=== Raw data ===
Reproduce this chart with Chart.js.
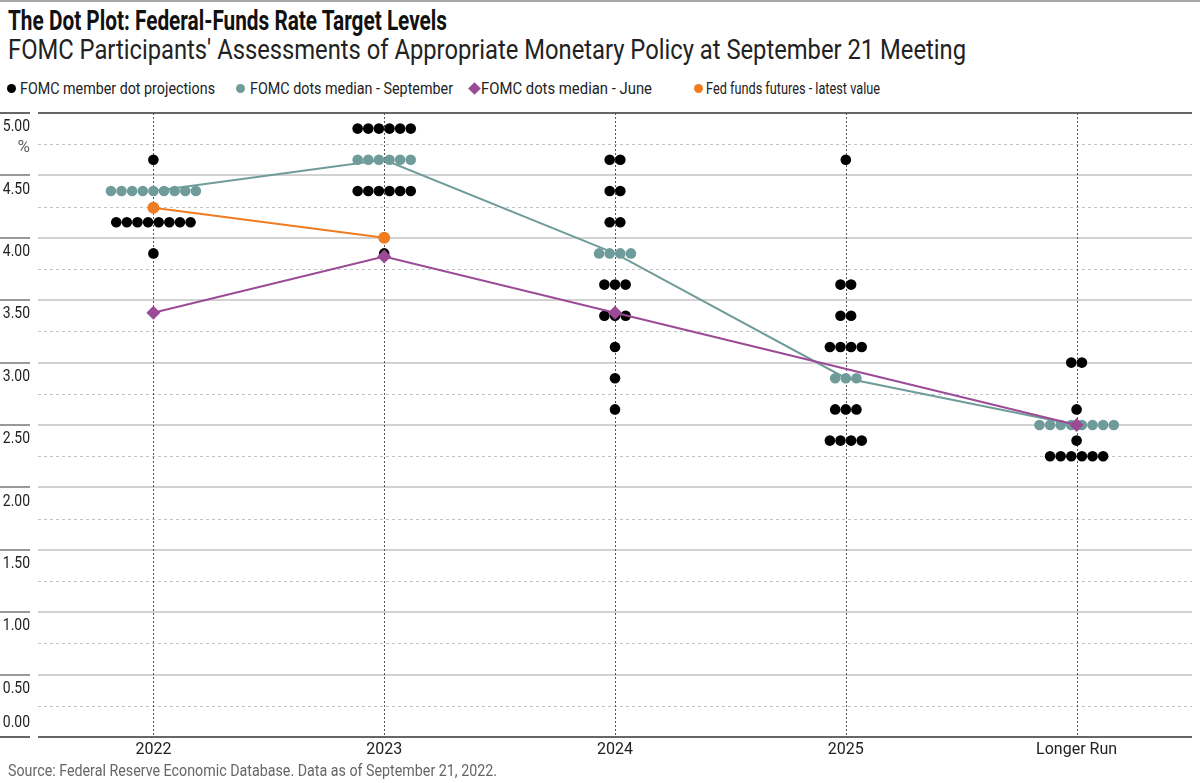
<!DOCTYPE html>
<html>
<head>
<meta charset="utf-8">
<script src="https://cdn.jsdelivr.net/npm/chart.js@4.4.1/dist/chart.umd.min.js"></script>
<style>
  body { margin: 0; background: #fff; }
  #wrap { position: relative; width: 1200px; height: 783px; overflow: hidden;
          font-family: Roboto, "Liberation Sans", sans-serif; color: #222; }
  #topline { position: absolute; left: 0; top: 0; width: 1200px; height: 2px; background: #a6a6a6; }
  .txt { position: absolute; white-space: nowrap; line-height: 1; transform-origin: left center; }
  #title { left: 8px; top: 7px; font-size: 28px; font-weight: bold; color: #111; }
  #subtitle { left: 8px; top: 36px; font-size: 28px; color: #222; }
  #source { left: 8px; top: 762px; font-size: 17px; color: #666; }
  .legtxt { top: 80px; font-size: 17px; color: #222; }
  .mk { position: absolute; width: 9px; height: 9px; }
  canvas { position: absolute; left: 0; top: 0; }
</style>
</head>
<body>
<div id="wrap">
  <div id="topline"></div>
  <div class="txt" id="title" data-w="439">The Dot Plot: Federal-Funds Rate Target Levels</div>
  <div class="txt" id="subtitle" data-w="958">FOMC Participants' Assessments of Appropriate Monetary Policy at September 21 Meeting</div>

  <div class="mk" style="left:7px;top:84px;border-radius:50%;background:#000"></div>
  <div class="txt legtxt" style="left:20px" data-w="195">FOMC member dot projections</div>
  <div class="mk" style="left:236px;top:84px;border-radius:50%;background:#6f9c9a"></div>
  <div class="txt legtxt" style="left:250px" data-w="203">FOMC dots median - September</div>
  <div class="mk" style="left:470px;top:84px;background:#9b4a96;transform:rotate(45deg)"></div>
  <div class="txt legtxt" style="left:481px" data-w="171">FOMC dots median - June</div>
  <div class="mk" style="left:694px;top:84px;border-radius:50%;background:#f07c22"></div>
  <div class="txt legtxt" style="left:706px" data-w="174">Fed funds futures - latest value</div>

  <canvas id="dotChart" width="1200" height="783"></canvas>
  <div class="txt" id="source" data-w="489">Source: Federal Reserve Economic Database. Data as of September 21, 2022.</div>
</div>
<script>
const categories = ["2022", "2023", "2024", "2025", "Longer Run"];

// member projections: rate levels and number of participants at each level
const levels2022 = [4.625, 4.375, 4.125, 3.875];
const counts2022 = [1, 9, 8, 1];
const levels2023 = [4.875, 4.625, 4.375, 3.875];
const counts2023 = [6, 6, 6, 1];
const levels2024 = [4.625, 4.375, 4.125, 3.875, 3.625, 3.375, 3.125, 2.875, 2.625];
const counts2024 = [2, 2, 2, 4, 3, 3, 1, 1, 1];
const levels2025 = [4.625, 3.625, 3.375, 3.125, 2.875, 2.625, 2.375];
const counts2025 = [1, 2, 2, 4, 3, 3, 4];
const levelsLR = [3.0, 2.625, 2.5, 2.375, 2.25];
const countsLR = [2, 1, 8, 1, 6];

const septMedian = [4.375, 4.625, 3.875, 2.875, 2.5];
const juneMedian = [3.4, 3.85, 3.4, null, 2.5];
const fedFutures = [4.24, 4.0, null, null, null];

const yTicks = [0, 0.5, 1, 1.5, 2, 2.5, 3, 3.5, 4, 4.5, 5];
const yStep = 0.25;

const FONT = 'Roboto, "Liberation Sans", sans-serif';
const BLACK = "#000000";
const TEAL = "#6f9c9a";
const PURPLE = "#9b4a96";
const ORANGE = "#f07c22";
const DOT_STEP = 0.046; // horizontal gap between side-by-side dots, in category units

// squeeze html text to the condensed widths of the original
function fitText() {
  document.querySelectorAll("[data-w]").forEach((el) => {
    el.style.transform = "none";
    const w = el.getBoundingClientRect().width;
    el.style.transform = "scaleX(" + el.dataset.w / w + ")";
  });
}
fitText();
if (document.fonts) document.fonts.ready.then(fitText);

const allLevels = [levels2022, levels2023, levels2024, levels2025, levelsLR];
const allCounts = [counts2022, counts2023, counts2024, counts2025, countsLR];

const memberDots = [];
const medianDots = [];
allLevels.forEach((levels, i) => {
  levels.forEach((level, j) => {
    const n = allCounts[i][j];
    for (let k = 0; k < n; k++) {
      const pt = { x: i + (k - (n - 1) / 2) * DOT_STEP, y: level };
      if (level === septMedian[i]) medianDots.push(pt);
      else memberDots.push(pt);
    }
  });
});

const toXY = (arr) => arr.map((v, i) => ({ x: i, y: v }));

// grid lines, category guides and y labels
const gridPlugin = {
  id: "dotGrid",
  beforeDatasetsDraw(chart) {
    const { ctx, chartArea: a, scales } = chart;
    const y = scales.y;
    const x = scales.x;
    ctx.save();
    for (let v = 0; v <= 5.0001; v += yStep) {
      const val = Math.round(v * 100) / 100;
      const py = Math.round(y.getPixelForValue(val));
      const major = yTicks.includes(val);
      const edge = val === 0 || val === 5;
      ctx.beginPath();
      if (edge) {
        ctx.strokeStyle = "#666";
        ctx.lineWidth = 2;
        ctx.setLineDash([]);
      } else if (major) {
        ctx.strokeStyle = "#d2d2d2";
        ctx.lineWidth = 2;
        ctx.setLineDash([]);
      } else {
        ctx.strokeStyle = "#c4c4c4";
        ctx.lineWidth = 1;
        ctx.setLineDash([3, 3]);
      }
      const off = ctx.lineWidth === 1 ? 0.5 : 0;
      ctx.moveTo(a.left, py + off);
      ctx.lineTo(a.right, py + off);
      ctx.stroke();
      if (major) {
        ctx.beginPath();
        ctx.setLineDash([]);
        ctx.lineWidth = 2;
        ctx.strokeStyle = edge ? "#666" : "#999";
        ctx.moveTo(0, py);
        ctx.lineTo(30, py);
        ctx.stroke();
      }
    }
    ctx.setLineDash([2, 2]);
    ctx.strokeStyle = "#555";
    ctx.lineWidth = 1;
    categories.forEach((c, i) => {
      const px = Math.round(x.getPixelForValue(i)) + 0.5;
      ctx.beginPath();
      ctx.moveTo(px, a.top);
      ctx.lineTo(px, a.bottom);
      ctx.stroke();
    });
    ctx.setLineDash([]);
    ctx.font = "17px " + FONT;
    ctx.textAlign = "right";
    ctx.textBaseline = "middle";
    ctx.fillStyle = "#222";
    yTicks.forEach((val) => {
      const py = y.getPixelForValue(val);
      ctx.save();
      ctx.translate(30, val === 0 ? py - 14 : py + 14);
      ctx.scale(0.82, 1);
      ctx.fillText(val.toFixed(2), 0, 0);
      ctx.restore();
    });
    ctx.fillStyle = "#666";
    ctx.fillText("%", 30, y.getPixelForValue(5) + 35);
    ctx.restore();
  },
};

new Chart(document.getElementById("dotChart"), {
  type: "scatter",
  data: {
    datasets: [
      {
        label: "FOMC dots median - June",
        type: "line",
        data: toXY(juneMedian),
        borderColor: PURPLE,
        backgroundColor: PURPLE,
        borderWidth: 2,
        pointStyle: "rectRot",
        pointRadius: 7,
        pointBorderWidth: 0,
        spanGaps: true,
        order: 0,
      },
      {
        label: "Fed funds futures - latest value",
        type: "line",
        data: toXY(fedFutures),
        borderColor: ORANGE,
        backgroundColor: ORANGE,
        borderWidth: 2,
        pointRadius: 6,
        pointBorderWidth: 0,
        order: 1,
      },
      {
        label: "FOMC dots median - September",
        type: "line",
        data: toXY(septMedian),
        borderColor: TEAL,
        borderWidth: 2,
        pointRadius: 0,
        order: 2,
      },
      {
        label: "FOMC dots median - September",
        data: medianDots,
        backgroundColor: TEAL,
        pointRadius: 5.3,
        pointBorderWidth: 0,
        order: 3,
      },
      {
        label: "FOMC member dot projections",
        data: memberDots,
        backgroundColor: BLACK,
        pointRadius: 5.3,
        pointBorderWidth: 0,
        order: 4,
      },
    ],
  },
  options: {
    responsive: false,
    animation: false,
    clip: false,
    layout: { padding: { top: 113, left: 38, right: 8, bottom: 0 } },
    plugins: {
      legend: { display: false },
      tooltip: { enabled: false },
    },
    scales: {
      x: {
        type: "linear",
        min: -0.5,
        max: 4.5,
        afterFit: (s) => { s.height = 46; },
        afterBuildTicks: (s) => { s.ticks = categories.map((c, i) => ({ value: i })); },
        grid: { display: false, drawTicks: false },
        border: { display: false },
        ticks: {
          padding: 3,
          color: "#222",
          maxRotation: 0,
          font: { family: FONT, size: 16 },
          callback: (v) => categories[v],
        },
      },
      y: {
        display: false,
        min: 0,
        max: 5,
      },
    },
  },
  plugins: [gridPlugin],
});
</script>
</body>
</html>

=== Stated goal ===
Repeat the listing above from its first line through the line that contains "September 21 Meeting</div>", both included, and nothing more. Drop the pictures.

=== Solved problem ===
Reproduce this chart with Chart.js.
<!DOCTYPE html>
<html>
<head>
<meta charset="utf-8">
<script src="https://cdn.jsdelivr.net/npm/chart.js@4.4.1/dist/chart.umd.min.js"></script>
<style>
  body { margin: 0; background: #fff; }
  #wrap { position: relative; width: 1200px; height: 783px; overflow: hidden;
          font-family: Roboto, "Liberation Sans", sans-serif; color: #222; }
  #topline { position: absolute; left: 0; top: 0; width: 1200px; height: 2px; background: #a6a6a6; }
  .txt { position: absolute; white-space: nowrap; line-height: 1; transform-origin: left center; }
  #title { left: 8px; top: 7px; font-size: 28px; font-weight: bold; color: #111; }
  #subtitle { left: 8px; top: 36px; font-size: 28px; color: #222; }
  #source { left: 8px; top: 762px; font-size: 17px; color: #666; }
  .legtxt { top: 80px; font-size: 17px; color: #222; }
  .mk { position: absolute; width: 9px; height: 9px; }
  canvas { position: absolute; left: 0; top: 0; }
</style>
</head>
<body>
<div id="wrap">
  <div id="topline"></div>
  <div class="txt" id="title" data-w="439">The Dot Plot: Federal-Funds Rate Target Levels</div>
  <div class="txt" id="subtitle" data-w="958">FOMC Participants' Assessments of Appropriate Monetary Policy at September 21 Meeting</div>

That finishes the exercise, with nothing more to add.